Keepers and conservationists at Wildwood Trust have recently taken delivery of 4 of Britain’s rarest lizards.
The Sand lizards which were believed to have gone extinct in Kent in the 1970’s, will be bred at the Canterbury based wildlife conservation charity with a view to reintroducing them to their former range.
The sand lizards – an endangered UK species – survived in Kent until the 1970’s on sand dunes and one of the last reported sightings was next to Herne Bay close to the Wildwood Animal park.
The species has gone through major decline due to habitat loss, with their coastal dune and heathland habitats becoming increasingly fragmented by agricultural expansion and building developments.
But a captive breeding and reintroduction programme is now helping the lizards to make a comeback across the UK and Wildwood has now joined forces with leading conservation charities to play its role in the sand lizard’s comeback.
Sand lizards are the UK’s rarest lizard and populations in some areas are so low that we can’t just rely on protecting the site, we have to help breed them to boost their numbers.

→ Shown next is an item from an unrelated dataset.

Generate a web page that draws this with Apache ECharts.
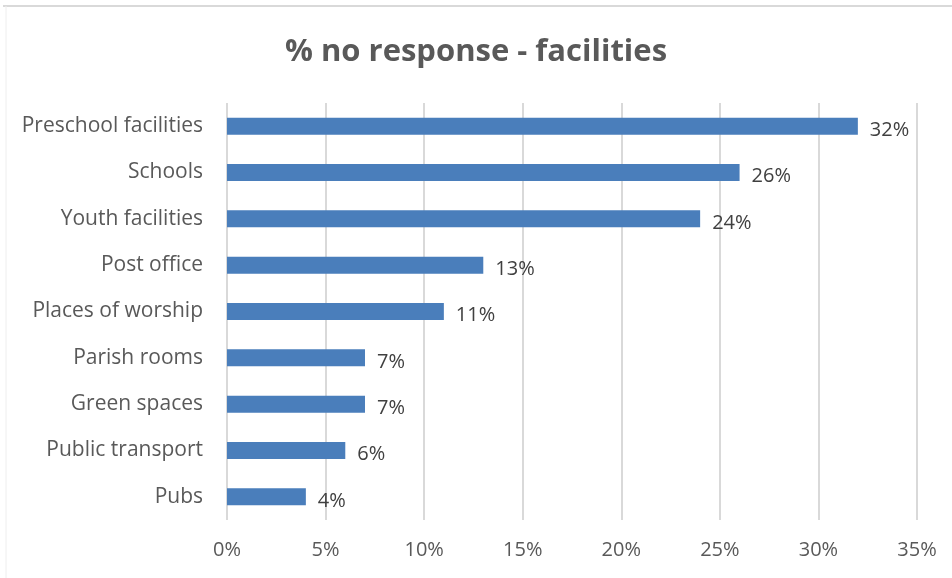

The Lizards came from Chester zoo who have already pioneered the breeding and reintroduction of sand lizards to areas they have gone extinct.
Wildwood’s Paul Whitfield who collected the lizards said:
“It is a great honour to have these precious animals entrusted to our care. After we have bred them in controlled conditions in our Conservation Centre there will be a chance for visitors to see the sand lizards in a large enclosure we are building that mimics their natural habitat and will help us breed more for the future.”